Mushuau Innu First Nation is a prime example. In the leaked briefing note, the government notes that the community was at risk at defaulting on its debt, and that Indigenous and Northern Affairs was in the midst of auditing their financials.

“[Indigenous and Northern Affairs Canada] will work with Mamu to determine program expectations associated with [operations & management] funding,” it reads. It adds that, due to the community’s poor state of infrastructure, “Mamu may be in default of their funding arrangement.”

An internal report from the department reads that, should a First Nation default, the minister has the power to impose a management plan on the community, or impose co-management or third-party management on the reserve.

It’s not just the duration of the funding that’s hobbling the government’s effort.

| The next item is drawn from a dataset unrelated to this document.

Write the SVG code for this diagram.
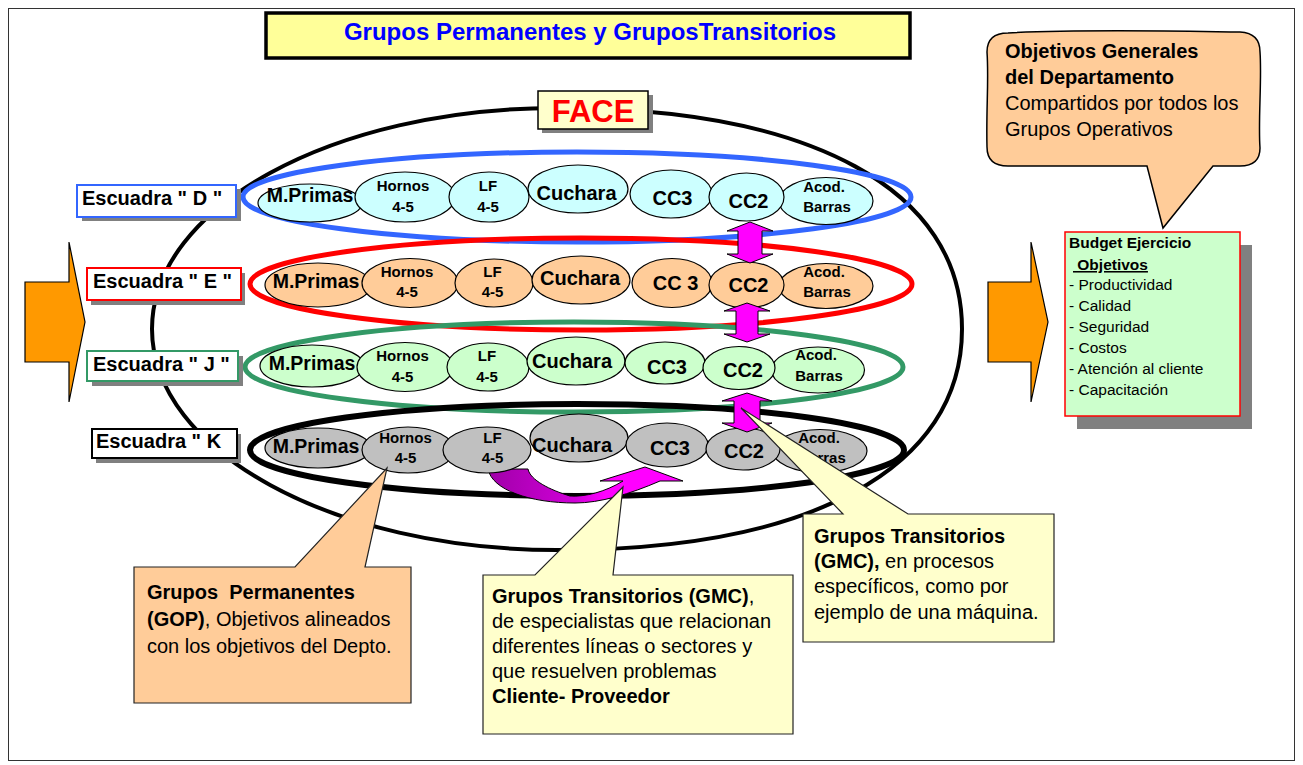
<svg xmlns="http://www.w3.org/2000/svg" width="1303" height="765" viewBox="0 0 1303 765">
<style>
text { font-family: "Liberation Sans", Arial, sans-serif; fill:#000; }
.b { font-weight:bold; }
.m { text-anchor:middle; }
.el { stroke:#000; stroke-width:1.2; }
.d { fill:#CCFFFF; } .e { fill:#FFCC99; } .j { fill:#CCFFCC; } .k { fill:#C0C0C0; }
.s15 { font-size:15px; font-weight:bold; text-anchor:middle; }
.s20 { font-size:20px; font-weight:bold; text-anchor:middle; }
.lab { font-size:20px; font-weight:bold; }
.shadow { fill:#808080; }
.call { font-size:20px; }
.bud { font-size:15.5px; }
.mag { fill:#FF00FF; stroke:#000; stroke-width:1; }
.ring { fill:none; }
</style>
<defs>
<linearGradient id="cg" x1="0" y1="0" x2="1" y2="0">
<stop offset="0" stop-color="#A000A8"/>
<stop offset="0.45" stop-color="#D000D8"/>
<stop offset="0.6" stop-color="#FF00FF"/>
<stop offset="1" stop-color="#FF00FF"/>
</linearGradient>
</defs>
<rect x="0" y="0" width="1303" height="765" fill="#FFFFFF"/>
<rect x="8.5" y="8.5" width="1286" height="752" fill="none" stroke="#333" stroke-width="1"/>

<g id="title">
<rect x="266" y="13" width="644" height="45" fill="#FFFF99" stroke="#000" stroke-width="3.5"/>
<text x="590" y="40" class="b m" style="font-size:24px;fill:#0000FF">Grupos Permanentes y GruposTransitorios</text>
</g>

<g id="face-ellipse">
<path d="M557,108 C812,108 962,190 962,329 C962,468 812,550 557,550 C333,550 152,451 152,329 C152,207 333,108 557,108 Z" fill="none" stroke="#000" stroke-width="4"/>
</g>

<g id="face-label">
<rect x="542" y="95" width="111" height="38" class="shadow"/>
<rect x="538" y="91" width="110" height="38" fill="#FFFFCC" stroke="#000" stroke-width="1.5"/>
<text x="593" y="122" class="b m" style="font-size:31px;fill:#FF0000">FACE</text>
</g>

<g id="rings">
<ellipse cx="577" cy="197" rx="334" ry="45" class="ring" stroke="#3366FF" stroke-width="5"/>
<ellipse cx="581" cy="284" rx="331" ry="46" class="ring" stroke="#FF0000" stroke-width="5"/>
<ellipse cx="574" cy="367" rx="329" ry="45" class="ring" stroke="#339966" stroke-width="5"/>
<ellipse cx="577" cy="450" rx="327" ry="46" class="ring" stroke="#000000" stroke-width="6"/>
</g>

<g id="curved-arrow">
<path d="M488,469 C492,490 530,503 575,503 C600,503 630,494 660,481 L683,481 L645,467 L600,481 L623,481 C605,492 585,497 570,496 C550,490 530,480 528,469 Z" fill="url(#cg)" stroke="#000" stroke-width="1"/>
</g>

<g id="row-D">
<ellipse cx="310" cy="203" rx="52" ry="19" class="el d"/>
<ellipse cx="405" cy="197" rx="50" ry="25" class="el d"/>
<ellipse cx="489" cy="197" rx="40" ry="25" class="el d"/>
<ellipse cx="578" cy="189" rx="50" ry="24" class="el d"/>
<ellipse cx="671" cy="194" rx="41" ry="24" class="el d"/>
<ellipse cx="826" cy="201" rx="47" ry="23.5" class="el d"/>
<ellipse cx="746.5" cy="197" rx="37.5" ry="24" class="el d"/>
<text x="310" y="202" class="s20" style="font-size:19.5px">M.Primas</text>
<text x="403" y="191" class="s15">Hornos</text>
<text x="403" y="212" class="s15">4-5</text>
<text x="488" y="191" class="s15">LF</text>
<text x="488" y="212" class="s15">4-5</text>
<text x="576.5" y="200" class="s20">Cuchara</text>
<text x="672.5" y="205" class="s20">CC3</text>
<text x="748.5" y="208" class="s20">CC2</text>
<text x="824" y="192" class="s15">Acod.</text>
<text x="827" y="212" class="s15">Barras</text>
</g>

<g id="row-E">
<ellipse cx="318" cy="285" rx="53" ry="22" class="el e"/>
<ellipse cx="410" cy="283" rx="48" ry="24.5" class="el e"/>
<ellipse cx="494" cy="283" rx="39" ry="24" class="el e"/>
<ellipse cx="581" cy="280" rx="49" ry="24" class="el e"/>
<ellipse cx="672" cy="283" rx="40" ry="24.5" class="el e"/>
<ellipse cx="826" cy="286" rx="47" ry="22.5" class="el e"/>
<ellipse cx="746.5" cy="285" rx="37.5" ry="23" class="el e"/>
<text x="316" y="288" class="s20" style="font-size:19.5px">M.Primas</text>
<text x="407" y="277" class="s15">Hornos</text>
<text x="407" y="297" class="s15">4-5</text>
<text x="492.5" y="277" class="s15">LF</text>
<text x="492.5" y="297" class="s15">4-5</text>
<text x="580" y="285" class="s20">Cuchara</text>
<text x="675.5" y="290" class="s20">CC 3</text>
<text x="748.5" y="292" class="s20">CC2</text>
<text x="824" y="277" class="s15">Acod.</text>
<text x="827" y="297" class="s15">Barras</text>
</g>

<g id="row-J">
<ellipse cx="312" cy="366" rx="52" ry="21" class="el j"/>
<ellipse cx="405" cy="367" rx="48" ry="24.5" class="el j"/>
<ellipse cx="488" cy="367" rx="41" ry="24" class="el j"/>
<ellipse cx="576" cy="361" rx="49" ry="24" class="el j"/>
<ellipse cx="665" cy="363" rx="40" ry="21" class="el j"/>
<ellipse cx="818" cy="370" rx="46.5" ry="23" class="el j"/>
<ellipse cx="739" cy="368" rx="36" ry="21.5" class="el j"/>
<text x="312" y="370" class="s20" style="font-size:19.5px">M.Primas</text>
<text x="402.5" y="361" class="s15">Hornos</text>
<text x="402.5" y="382" class="s15">4-5</text>
<text x="487" y="361" class="s15">LF</text>
<text x="487" y="382" class="s15">4-5</text>
<text x="572" y="368" class="s20">Cuchara</text>
<text x="667" y="374" class="s20">CC3</text>
<text x="743" y="377" class="s20">CC2</text>
<text x="816" y="360" class="s15">Acod.</text>
<text x="819" y="381" class="s15">Barras</text>
</g>

<g id="row-K">
<ellipse cx="318" cy="448" rx="53" ry="20" class="el k"/>
<ellipse cx="408" cy="450" rx="46" ry="23" class="el k"/>
<ellipse cx="487" cy="450" rx="44" ry="23" class="el k"/>
<ellipse cx="579" cy="438" rx="49" ry="24" class="el k"/>
<ellipse cx="667" cy="445" rx="41" ry="22" class="el k"/>
<ellipse cx="820" cy="451" rx="47" ry="21.5" class="el k"/>
<ellipse cx="743" cy="449" rx="37" ry="21" class="el k"/>
<text x="316" y="453" class="s20" style="font-size:19.5px">M.Primas</text>
<text x="405.5" y="443" class="s15">Hornos</text>
<text x="405.5" y="463" class="s15">4-5</text>
<text x="492.5" y="443" class="s15">LF</text>
<text x="492.5" y="463" class="s15">4-5</text>
<text x="572" y="452" class="s20">Cuchara</text>
<text x="670" y="455" class="s20">CC3</text>
<text x="744" y="458" class="s20">CC2</text>
<text x="819" y="443" class="s15">Acod.</text>
<text x="822" y="463" class="s15">Barras</text>
</g>

<g id="connectors">
<path class="mag" d="M750,222 L773,231 L762,231 L762,254 L773,254 L750,263 L727,254 L738,254 L738,231 L727,231 Z"/>
<path class="mag" d="M747,303 L770,311 L758,311 L758,334 L770,334 L747,342 L724,334 L736,334 L736,311 L724,311 Z"/>
<path class="mag" d="M747,393 L772,401 L760,401 L760,423 L772,423 L747,432 L722,423 L734,423 L734,401 L722,401 Z"/>
</g>

<g id="label-D">
<rect x="82" y="189" width="159" height="32" class="shadow"/>
<rect x="77" y="185" width="159" height="32" fill="#FFFFFF" stroke="#3366FF" stroke-width="2"/>
<text x="82" y="205" class="lab">Escuadra " D "</text>
</g>
<g id="label-E">
<rect x="91" y="273" width="154" height="32" class="shadow"/>
<rect x="87" y="268" width="154" height="32" fill="#FFFFFF" stroke="#FF0000" stroke-width="2"/>
<text x="93" y="288" class="lab">Escuadra " E "</text>
</g>
<g id="label-J">
<rect x="92" y="356" width="151" height="30" class="shadow"/>
<rect x="87" y="351" width="151" height="30" fill="#FFFFFF" stroke="#339966" stroke-width="2"/>
<text x="93" y="371" class="lab">Escuadra " J "</text>
</g>
<g id="label-K">
<rect x="96" y="434" width="145" height="29" class="shadow"/>
<rect x="92" y="429" width="145" height="29" fill="#FFFFFF" stroke="#000" stroke-width="2"/>
<text x="96" y="448" class="lab">Escuadra " K</text>
</g>

<g id="arrow-left">
<path d="M25,282 L69,282 L69,242 L85,322 L69,402 L69,362 L25,362 Z" fill="#FF9900" stroke="#000" stroke-width="1.2"/>
</g>
<g id="arrow-right">
<path d="M988,282 L1031,282 L1031,242 L1048,322 L1031,402 L1031,362 L988,362 Z" fill="#FF9900" stroke="#000" stroke-width="1.2"/>
</g>

<g id="callout-objetivos">
<path d="M1008,33 C1080,29 1170,31 1240,32 Q1260,33 1260,52 C1262,80 1258,120 1260,148 Q1260,166 1240,166 L1213,166 L1163,228 L1147,166 L1008,166 Q987,166 987,147 C986,110 989,80 987,52 Q987,33 1008,33 Z" fill="#FFCC99" stroke="#000" stroke-width="1.5"/>
<text x="1005" y="58" class="call b">Objetivos Generales</text>
<text x="1005" y="84" class="call b">del Departamento</text>
<text x="1005" y="110" class="call">Compartidos por todos los</text>
<text x="1005" y="136" class="call">Grupos Operativos</text>
</g>

<g id="budget">
<rect x="1077" y="245" width="175" height="184" class="shadow"/>
<rect x="1065" y="232" width="175" height="184" fill="#CCFFCC" stroke="#FF0000" stroke-width="1.5"/>
<text x="1069" y="248" class="bud b">Budget Ejercicio</text>
<text x="1073" y="270" class="bud b" xml:space="preserve" style="text-decoration:underline"> Objetivos</text>
<text x="1069" y="290" class="bud">- Productividad</text>
<text x="1069" y="311" class="bud">- Calidad</text>
<text x="1069" y="332" class="bud">- Seguridad</text>
<text x="1069" y="353" class="bud">- Costos</text>
<text x="1069" y="374" class="bud">- Atención al cliente</text>
<text x="1069" y="395" class="bud">- Capacitación</text>
</g>

<g id="callout-gop">
<path d="M134,567 L295,567 L387,468 L365,567 L411,567 L411,703 L134,703 Z" fill="#FFCC99" stroke="#222" stroke-width="1.2"/>
<text x="147" y="599" class="call b" xml:space="preserve">Grupos  Permanentes</text>
<text x="147" y="626" class="call"><tspan class="b">(GOP)</tspan>, Objetivos alineados</text>
<text x="147" y="653" class="call">con los objetivos del Depto.</text>
</g>

<g id="callout-gmc1">
<path d="M483,575 L535,575 L623,487 L613,575 L793,575 L793,734 L483,734 Z" fill="#FFFFCC" stroke="#222" stroke-width="1.2"/>
<text x="492" y="603" class="call"><tspan class="b">Grupos Transitorios (GMC)</tspan>,</text>
<text x="492" y="628" class="call">de especialistas que relacionan</text>
<text x="492" y="653" class="call">diferentes líneas o sectores y</text>
<text x="492" y="678" class="call">que resuelven problemas</text>
<text x="492" y="703" class="call b">Cliente- Proveedor</text>
</g>

<g id="callout-gmc2">
<path d="M803,514 L843,514 L741,408 L908,514 L1054,514 L1054,642 L803,642 Z" fill="#FFFFCC" stroke="#222" stroke-width="1.2"/>
<text x="814" y="543" class="call b">Grupos Transitorios</text>
<text x="814" y="568" class="call"><tspan class="b">(GMC),</tspan> en procesos</text>
<text x="814" y="593" class="call">específicos, como por</text>
<text x="814" y="619" class="call">ejemplo de una máquina.</text>
</g>
</svg>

Main estimates for the current fiscal year, published by the federal government, reports that Indigenous and Northern Affairs is set to increase infrastructure spending by more than $1 billion this year alone — more than an 80 percent increase, with more to come in future years.

At the same time, a departmental report for this year predicts that staffing will not grow at nearly the same rate.

According to departmental planning documents, under the previous government staffing levels at the department were cut from 4,500 full-time (or full-time-equivalent) staff in 2015 to just 3,800. Under the new government, that level has returned to 4,600, but is expected to drop back down to just over 4,000.